Lastly, the event underscores the increasing sensitivity of oil to non-market information flows in an era of rapid news dissemination. Trading desks and risk managers should calibrate their stress scenarios to include short, sharp headline shocks because those can have outsized margin and liquidity implications even if they do not portend a structural price regime change.

Bottom Line

Headline reports of a US peace proposal to Iran triggered a greater-than-6% one-day fall in oil on Mar 25, 2026; sustained price direction will depend on verifiable flow data and policy implementation.
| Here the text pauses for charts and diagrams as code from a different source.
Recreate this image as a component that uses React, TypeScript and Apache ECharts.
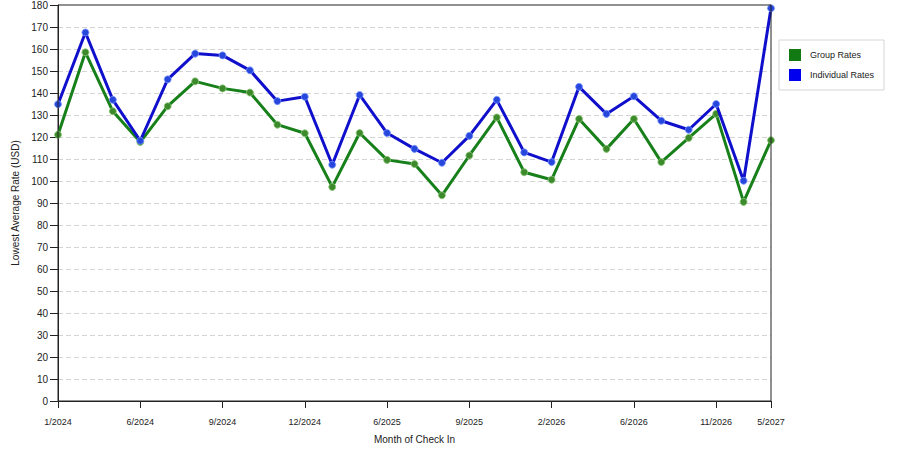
import * as React from "react";
import * as echarts from "echarts";

const months = [
  "1/2024", "3/2024", "4/2024", "6/2024", "7/2024", "8/2024", "9/2024",
  "10/2024", "11/2024", "12/2024", "2/2025", "4/2025", "6/2025", "7/2025",
  "8/2025", "9/2025", "10/2025", "12/2025", "2/2026", "3/2026", "5/2026",
  "6/2026", "8/2026", "9/2026", "11/2026", "2/2027", "5/2027",
];

const groupRates = [
  121, 158.5, 131.7, 117.7, 134, 145.3, 142.1, 140.2, 125.6, 121.7, 97.3,
  121.8, 109.6, 107.7, 93.5, 111.6, 128.9, 104, 100.6, 128.2, 114.6, 128.2,
  108.6, 119.6, 130.5, 90.5, 118.5,
];

const individualRates = [
  134.9, 167.5, 136.9, 118.3, 146.2, 157.9, 157.1, 150.3, 136.3, 138.3, 107.4,
  139.1, 121.8, 114.6, 108.3, 120.5, 136.9, 113, 108.6, 142.8, 130.5, 138.5,
  127.4, 123.3, 135, 100.1, 178.5,
];

const labelIndexes = [0, 3, 6, 9, 12, 15, 18, 21, 24, 26];

const font = "'Liberation Sans', Arial, sans-serif";

export default function App() {
  const chartRef = React.useRef<HTMLDivElement | null>(null);

  React.useEffect(() => {
    document.body.style.margin = "0";
    if (!chartRef.current) return;
    const chart = echarts.init(chartRef.current, null, { renderer: "svg" });
    const showLabel = (index: number) => labelIndexes.includes(index);

    chart.setOption({
      animation: false,
      backgroundColor: "#ffffff",
      textStyle: { fontFamily: font },
      grid: {
        left: 58,
        right: 129,
        top: 4,
        bottom: 49,
        show: true,
        borderColor: "#222",
        borderWidth: 1,
        z: 5,
      },
      legend: {
        orient: "vertical",
        left: 779,
        top: 40,
        padding: [9, 10, 9, 10],
        itemGap: 8,
        itemWidth: 12,
        itemHeight: 12,
        borderColor: "#d6d6d6",
        borderWidth: 1,
        textStyle: { fontSize: 9, color: "#222", fontFamily: font, padding: [0, 0, 0, 4] },
        data: [
          { name: "Group Rates", icon: "rect", itemStyle: { color: "#127a12", borderWidth: 0 } },
          { name: "Individual Rates", icon: "rect", itemStyle: { color: "#0000ee", borderWidth: 0 } },
        ],
      },
      xAxis: {
        type: "category",
        data: months,
        boundaryGap: false,
        name: "Month of Check In",
        nameLocation: "middle",
        nameGap: 33,
        nameTextStyle: { fontSize: 10, color: "#222", fontFamily: font },
        axisLine: { lineStyle: { color: "#222", width: 1 } },
        axisTick: { interval: showLabel, length: 7, lineStyle: { color: "#222" } },
        axisLabel: {
          interval: showLabel,
          fontSize: 9,
          color: "#222",
          margin: 16,
          fontFamily: font,
        },
        splitLine: { show: false },
      },
      yAxis: {
        type: "value",
        min: 0,
        max: 180,
        interval: 10,
        name: "Lowest Average Rate (USD)",
        nameLocation: "middle",
        nameGap: 36,
        nameTextStyle: { fontSize: 10, color: "#222", fontFamily: font },
        axisLine: { show: true, lineStyle: { color: "#222", width: 1 } },
        axisTick: { show: true, length: 8, lineStyle: { color: "#222" } },
        axisLabel: { fontSize: 10, color: "#222", margin: 10, fontFamily: font },
        splitLine: {
          showMinLine: false,
          showMaxLine: false,
          lineStyle: { color: "#d4d4d4", type: [5, 3], width: 1 },
        },
      },
      series: [
        {
          name: "Group Rates",
          type: "line",
          data: groupRates,
          symbol: "circle",
          symbolSize: 7,
          lineStyle: { color: "#18801a", width: 3 },
          itemStyle: {
            color: "#3d8a2c",
            borderColor: "rgba(140, 200, 120, 0.8)",
            borderWidth: 1,
          },
          z: 2,
        },
        {
          name: "Individual Rates",
          type: "line",
          data: individualRates,
          symbol: "circle",
          symbolSize: 7,
          lineStyle: { color: "#1010cc", width: 3 },
          itemStyle: {
            color: "#2747dc",
            borderColor: "rgba(120, 150, 255, 0.8)",
            borderWidth: 1,
          },
          z: 3,
        },
      ],
    });

    return () => {
      chart.dispose();
    };
  }, []);

  return <div ref={chartRef} style={{ width: 900, height: 450 }} />;
}
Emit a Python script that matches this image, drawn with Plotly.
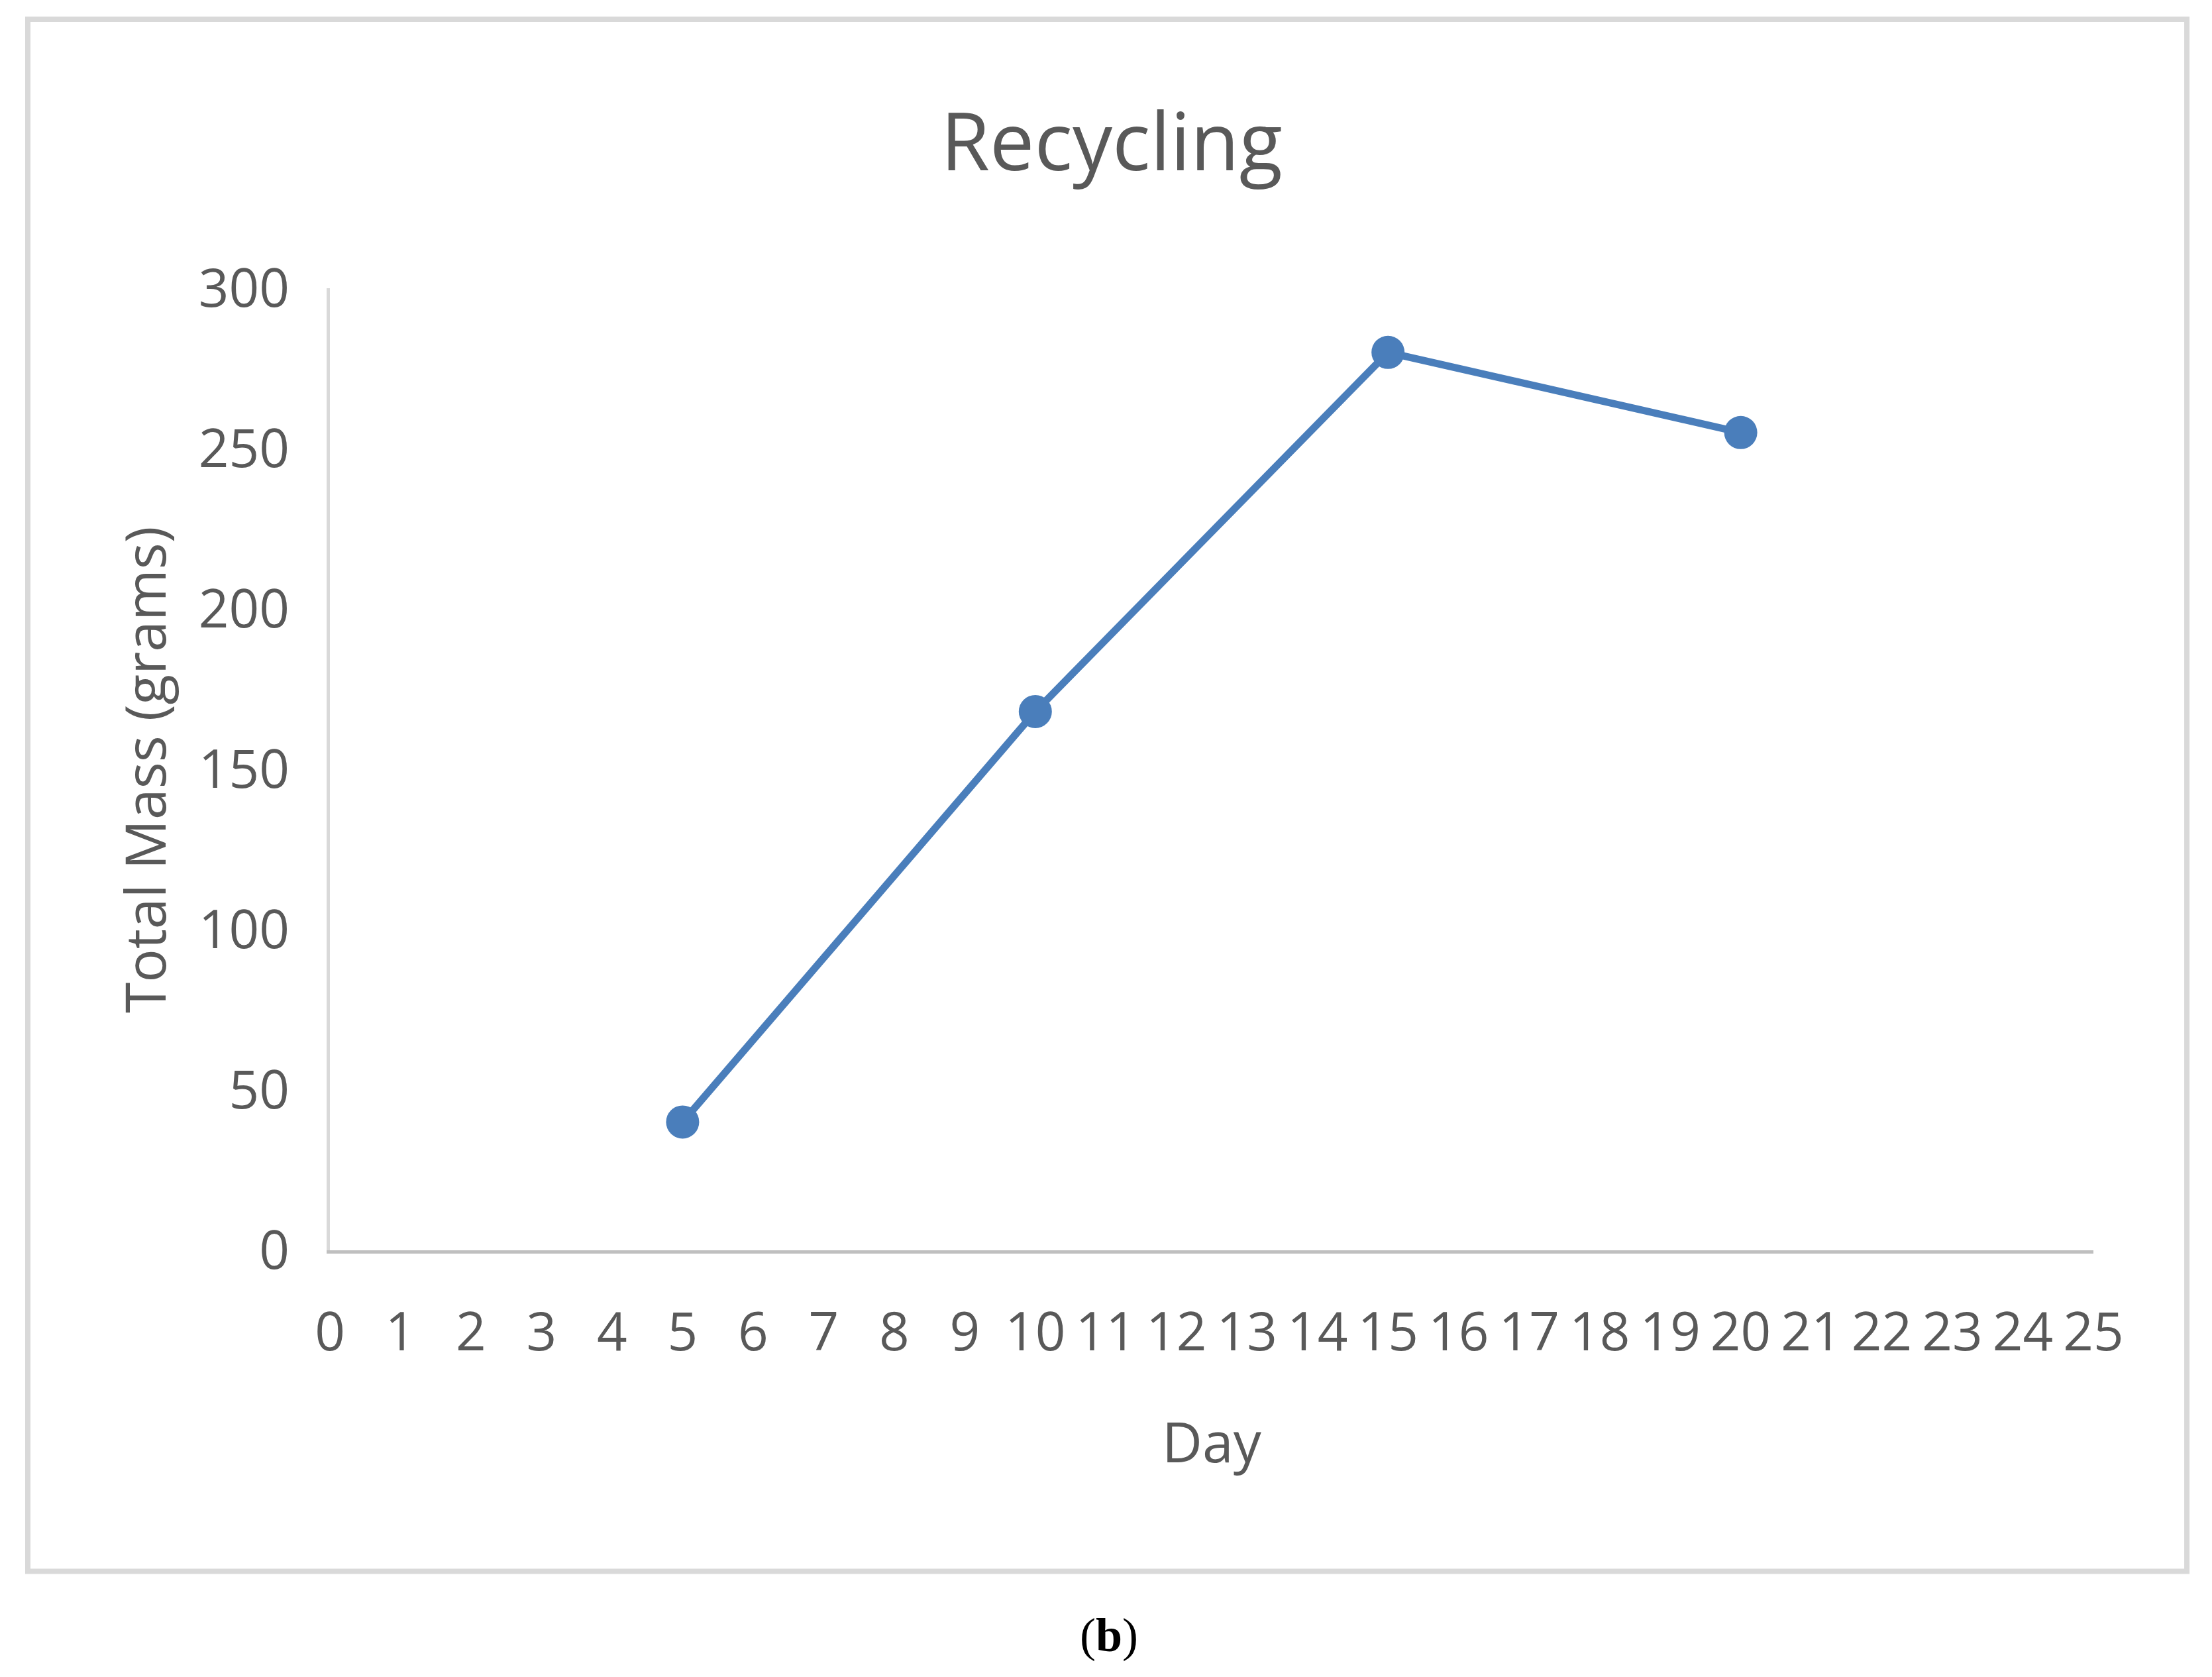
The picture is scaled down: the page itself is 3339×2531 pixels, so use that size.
import plotly.graph_objects as go

days = [5, 10, 15, 20]
mass = [40, 168, 280, 255]
x_ticks = list(range(0, 26))
y_ticks = [0, 50, 100, 150, 200, 250, 300]

gray = "#595959"
fig = go.Figure(go.Scatter(x=days, y=mass, mode="lines+markers",
                           line=dict(color="#4a7ebb", width=11),
                           marker=dict(color="#4a7ebb", size=50)))
fig.update_layout(
    width=3339, height=2531, paper_bgcolor="white", plot_bgcolor="white",
    margin=dict(l=490, r=187, t=427, b=652), showlegend=False,
    font=dict(family="Open Sans", color=gray, size=80),
)
fig.update_xaxes(range=[0, 25], tickvals=x_ticks, showgrid=False, zeroline=False,
                 showline=True, linecolor="#bfbfbf", linewidth=5,
                 tickfont=dict(size=80, color=gray), ticklabelstandoff=50)
fig.update_yaxes(range=[0, 300], tickvals=y_ticks, showgrid=False, zeroline=False,
                 showline=True, linecolor="#d9d9d9", linewidth=5,
                 tickfont=dict(size=80, color=gray), ticklabelstandoff=40)
fig.add_shape(type="rect", xref="paper", yref="paper", x0=-0.1713, x1=1.053,
              y0=-0.3336, y1=1.2797, line=dict(color="#d9d9d9", width=8))
fig.add_annotation(text="Recycling", xref="paper", yref="paper", x=(1674-494)/2662,
                   y=(1885-213)/1448, xanchor="center", yanchor="middle",
                   showarrow=False, font=dict(size=120, color=gray))
fig.add_annotation(text="Day", xref="paper", yref="paper", x=0.5, y=-0.198,
                   xanchor="center", yanchor="middle",
                   showarrow=False, font=dict(size=84, color=gray))
fig.add_annotation(text="Total Mass (grams)", xref="paper", yref="paper", x=-0.1056,
                   y=0.5, xanchor="center", yanchor="middle", textangle=-90,
                   showarrow=False, font=dict(size=84, color=gray))
fig.add_annotation(text="(<b>b</b>)", xref="paper", yref="paper", x=0.4418, y=-0.40,
                   xanchor="center", yanchor="middle",
                   showarrow=False, font=dict(size=72, color="black", family="Liberation Serif"))
fig.write_html("out.html")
Monitor export nominations, tanker activity and OPEC+ responses for confirmation before inferring a durable shift in market fundamentals.

Disclaimer: This article is for informational purposes only and does not constitute investment advice.

FAQ

Q: How quickly could Iranian barrels realistically return to global markets if a deal is reached?

A: Historically, the velocity from political agreement to commercial trade is measured in months due to legal, banking and insurance frictions; expect a phased return rather than an immediate flood of supply. Key milestones to watch are insurance delistings, escrow and payment mechanism approvals, and visible increases in tanker fixtures.

Q: Does a one-day 6% move change long-term producer economics?

A: A single-day headline-driven move alters short-cycle cash flows and can pressure high-cost marginal producers, but long-cycle project economics (deepwater, LNG FID decisions) depend on multi-year price expectations and are unlikely to change materially absent sustained price movement or revised price forecasts.

Q: What indicators provide the earliest confirmation that the market's risk-premium has structurally declined?

A: Lead indicators include a step-up in tanker fixtures for the affected origin, published export nominations showing increased loadings, lower regional freight and insurance premiums, and corroborating statements from key trading houses and load port authorities. Proprietary chartering and AIS (Automatic Identification System) data are often the fastest signals.